Extract the whole listing as it stands. Do not include the pictures.

>> Begin

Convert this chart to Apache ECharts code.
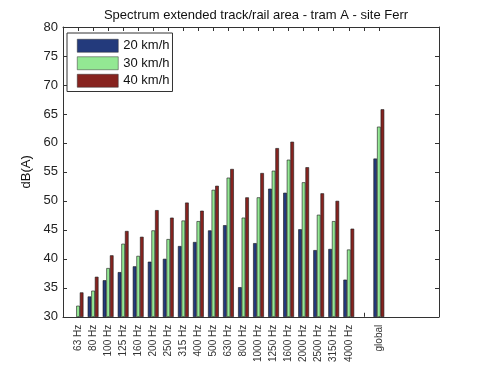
<!DOCTYPE html>
<html>
<head>
<meta charset="utf-8">
<script src="https://cdn.jsdelivr.net/npm/echarts@6/dist/echarts.min.js"></script>
<style>html,body{margin:0;padding:0;background:#fff;}#c{width:485px;height:365px;}</style>
</head>
<body>
<div id="c"></div>
<script>
// Categories at positions 0..25 (empty slots are blank)
const categories = ['', '63 Hz', '80 Hz', '100 Hz', '125 Hz', '160 Hz', '200 Hz', '250 Hz', '315 Hz', '400 Hz',
  '500 Hz', '630 Hz', '800 Hz', '1000 Hz', '1250 Hz', '1600 Hz', '2000 Hz', '2500 Hz', '3150 Hz', '4000 Hz',
  '', 'global', '', '', '', ''];
const speed20 = [null, 29.5, 33.5, 36.3, 37.7, 38.7, 39.5, 40.0, 42.2, 42.9, 44.9, 45.8, 35.1, 42.7, 52.1, 51.4, 45.1, 41.5, 41.7, 36.4, null, 57.3, null, null, null, null];
const speed30 = [null, 31.9, 34.5, 38.4, 42.6, 40.5, 44.9, 43.4, 46.6, 46.5, 51.9, 54.0, 47.1, 50.6, 55.2, 57.1, 53.2, 47.6, 46.5, 41.6, null, 62.8, null, null, null, null];
const speed40 = [null, 34.2, 36.9, 40.6, 44.8, 43.8, 48.4, 47.1, 49.7, 48.3, 52.6, 55.5, 50.6, 54.8, 59.1, 60.2, 55.8, 51.3, 50.0, 45.2, null, 65.8, null, null, null, null];
const seriesNames = ['20 km/h', '30 km/h', '40 km/h'];
const colors = ['#233a7c', '#93e893', '#87231f'];
const yMin = 30, yMax = 80, yStep = 5;

const chart = echarts.init(document.getElementById('c'), null, {renderer: 'canvas'});
const font = 'Liberation Sans, Arial, Helvetica, sans-serif';
const tickShow = (idx) => idx >= 1 && idx <= 21;
const mk = (name, data, color) => ({
  name: name, type: 'bar', data: data, barWidth: 3.6, barGap: '0%',
  itemStyle: {color: color, borderColor: '#1a1a1a', borderWidth: 0.6},
  xAxisIndex: 0, yAxisIndex: 0
});
chart.setOption({
  animation: false,
  backgroundColor: '#fff',
  textStyle: {fontFamily: font},
  title: {
    text: 'Spectrum extended track/rail area - tram A - site Ferr',
    left: 251, top: 4, textAlign: 'center',
    textStyle: {fontFamily: font, fontSize: 13, fontWeight: 'normal', color: '#111'}
  },
  legend: {
    orient: 'vertical', left: 67, top: 33,
    data: seriesNames,
    itemWidth: 41, itemHeight: 13, itemGap: 4,
    padding: [6, 3, 4, 10],
    borderColor: '#333', borderWidth: 1, backgroundColor: '#fff',
    icon: 'rect',
    itemStyle: {borderWidth: 0.5, borderColor: '#333'},
    textStyle: {fontFamily: font, fontSize: 13, color: '#111', padding: [0, 0, 0, 0]}
  },
  grid: {left: 63, right: 46, top: 27, bottom: 40, containLabel: false},
  xAxis: [{
    type: 'category', data: categories, boundaryGap: false, position: 'bottom',
    axisLine: {lineStyle: {color: '#333', width: 1}},
    axisTick: {inside: true, length: 4, interval: tickShow, lineStyle: {color: '#333'}},
    axisLabel: {interval: 0, rotate: 90, fontSize: 10, color: '#333', margin: 8, fontFamily: font},
    splitLine: {show: false}
  }, {
    type: 'category', data: categories, boundaryGap: false, position: 'top',
    axisLine: {lineStyle: {color: '#333', width: 1}},
    axisTick: {inside: true, length: 4, interval: tickShow, lineStyle: {color: '#333'}},
    axisLabel: {show: false},
    splitLine: {show: false}
  }],
  yAxis: [{
    type: 'value', min: yMin, max: yMax, interval: yStep, position: 'left',
    name: 'dB(A)', nameLocation: 'middle', nameGap: 20, nameRotate: 90,
    nameTextStyle: {fontFamily: font, fontSize: 13, color: '#111'},
    axisLine: {show: true, lineStyle: {color: '#333', width: 1}},
    axisTick: {show: true, inside: true, length: 4, lineStyle: {color: '#333'}},
    axisLabel: {fontSize: 13, color: '#222', margin: 5, fontFamily: font},
    splitLine: {show: false}
  }, {
    type: 'value', min: yMin, max: yMax, interval: yStep, position: 'right',
    axisLine: {show: true, lineStyle: {color: '#333', width: 1}},
    axisTick: {show: true, inside: true, length: 4, lineStyle: {color: '#333'}},
    axisLabel: {show: false},
    splitLine: {show: false}
  }],
  series: [
    mk(seriesNames[0], speed20, colors[0]),
    mk(seriesNames[1], speed30, colors[1]),
    mk(seriesNames[2], speed40, colors[2])
  ]
});
</script>
</body>
</html>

>> End

Exercise output
Convert this chart to Apache ECharts code.
<!DOCTYPE html>
<html>
<head>
<meta charset="utf-8">
<script src="https://cdn.jsdelivr.net/npm/echarts@6/dist/echarts.min.js"></script>
<style>html,body{margin:0;padding:0;background:#fff;}#c{width:485px;height:365px;}</style>
</head>
<body>
<div id="c"></div>
<script>
// Categories at positions 0..25 (empty slots are blank)
const categories = ['', '63 Hz', '80 Hz', '100 Hz', '125 Hz', '160 Hz', '200 Hz', '250 Hz', '315 Hz', '400 Hz',
  '500 Hz', '630 Hz', '800 Hz', '1000 Hz', '1250 Hz', '1600 Hz', '2000 Hz', '2500 Hz', '3150 Hz', '4000 Hz',
  '', 'global', '', '', '', ''];
const speed20 = [null, 29.5, 33.5, 36.3, 37.7, 38.7, 39.5, 40.0, 42.2, 42.9, 44.9, 45.8, 35.1, 42.7, 52.1, 51.4, 45.1, 41.5, 41.7, 36.4, null, 57.3, null, null, null, null];
const speed30 = [null, 31.9, 34.5, 38.4, 42.6, 40.5, 44.9, 43.4, 46.6, 46.5, 51.9, 54.0, 47.1, 50.6, 55.2, 57.1, 53.2, 47.6, 46.5, 41.6, null, 62.8, null, null, null, null];
const speed40 = [null, 34.2, 36.9, 40.6, 44.8, 43.8, 48.4, 47.1, 49.7, 48.3, 52.6, 55.5, 50.6, 54.8, 59.1, 60.2, 55.8, 51.3, 50.0, 45.2, null, 65.8, null, null, null, null];
const seriesNames = ['20 km/h', '30 km/h', '40 km/h'];
const colors = ['#233a7c', '#93e893', '#87231f'];
const yMin = 30, yMax = 80, yStep = 5;

const chart = echarts.init(document.getElementById('c'), null, {renderer: 'canvas'});
const font = 'Liberation Sans, Arial, Helvetica, sans-serif';
const tickShow = (idx) => idx >= 1 && idx <= 21;
const mk = (name, data, color) => ({
  name: name, type: 'bar', data: data, barWidth: 3.6, barGap: '0%',
  itemStyle: {color: color, borderColor: '#1a1a1a', borderWidth: 0.6},
  xAxisIndex: 0, yAxisIndex: 0
});
chart.setOption({
  animation: false,
  backgroundColor: '#fff',
  textStyle: {fontFamily: font},
  title: {
    text: 'Spectrum extended track/rail area - tram A - site Ferr',
    left: 251, top: 4, textAlign: 'center',
    textStyle: {fontFamily: font, fontSize: 13, fontWeight: 'normal', color: '#111'}
  },
  legend: {
    orient: 'vertical', left: 67, top: 33,
    data: seriesNames,
    itemWidth: 41, itemHeight: 13, itemGap: 4,
    padding: [6, 3, 4, 10],
    borderColor: '#333', borderWidth: 1, backgroundColor: '#fff',
    icon: 'rect',
    itemStyle: {borderWidth: 0.5, borderColor: '#333'},
    textStyle: {fontFamily: font, fontSize: 13, color: '#111', padding: [0, 0, 0, 0]}
  },
  grid: {left: 63, right: 46, top: 27, bottom: 40, containLabel: false},
  xAxis: [{
    type: 'category', data: categories, boundaryGap: false, position: 'bottom',
    axisLine: {lineStyle: {color: '#333', width: 1}},
    axisTick: {inside: true, length: 4, interval: tickShow, lineStyle: {color: '#333'}},
    axisLabel: {interval: 0, rotate: 90, fontSize: 10, color: '#333', margin: 8, fontFamily: font},
    splitLine: {show: false}
  }, {
    type: 'category', data: categories, boundaryGap: false, position: 'top',
    axisLine: {lineStyle: {color: '#333', width: 1}},
    axisTick: {inside: true, length: 4, interval: tickShow, lineStyle: {color: '#333'}},
    axisLabel: {show: false},
    splitLine: {show: false}
  }],
  yAxis: [{
    type: 'value', min: yMin, max: yMax, interval: yStep, position: 'left',
    name: 'dB(A)', nameLocation: 'middle', nameGap: 20, nameRotate: 90,
    nameTextStyle: {fontFamily: font, fontSize: 13, color: '#111'},
    axisLine: {show: true, lineStyle: {color: '#333', width: 1}},
    axisTick: {show: true, inside: true, length: 4, lineStyle: {color: '#333'}},
    axisLabel: {fontSize: 13, color: '#222', margin: 5, fontFamily: font},
    splitLine: {show: false}
  }, {
    type: 'value', min: yMin, max: yMax, interval: yStep, position: 'right',
    axisLine: {show: true, lineStyle: {color: '#333', width: 1}},
    axisTick: {show: true, inside: true, length: 4, lineStyle: {color: '#333'}},
    axisLabel: {show: false},
    splitLine: {show: false}
  }],
  series: [
    mk(seriesNames[0], speed20, colors[0]),
    mk(seriesNames[1], speed30, colors[1]),
    mk(seriesNames[2], speed40, colors[2])
  ]
});
</script>
</body>
</html>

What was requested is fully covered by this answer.